Глубокие связи между мужчинами и женщинами не соткутся, если в них не вплести нити самых непосредственных слов и чувств, возникающих прежде приобретенного языка, пока осваиваешь понемногу плетение самых древних ритуалов, которые лежали в основе сообществ животных. Затем можно мало-помалу переходить к человеческому, думать словами языка, заниматься музыкой, живописью, завязывать дружбы, жить более глубокой жизнью, любить. Кто хочет перескочить через все ступени одним духом, тот падает, не говорит, а воет, он больше животное, чем сами животные, он тянет руку вперед и вверх, к тирану, и ревет.

Хорошие музыканты извлекают звук из древнейшего места в теле — из прежнего дома этого тела, резонатора, живота, материнской утробы.
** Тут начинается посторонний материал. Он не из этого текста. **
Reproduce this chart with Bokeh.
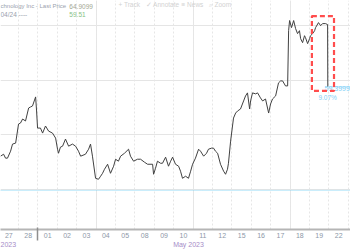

Музыка, безусловно, самое древнее искусство. Искусство, предшествующее всем другим. Это искусство играет синкопирующими ритмами сердца, которое бьется, насыщая кровью мышцы и легкие, а легкие вдыхают и выдыхают мотив, частицу которого губы заимствуют, чтобы говорить. И говорение соединит ритмы сердца и легких с ритмами ног и рук, отбивающих дробь, выстукивающих такт.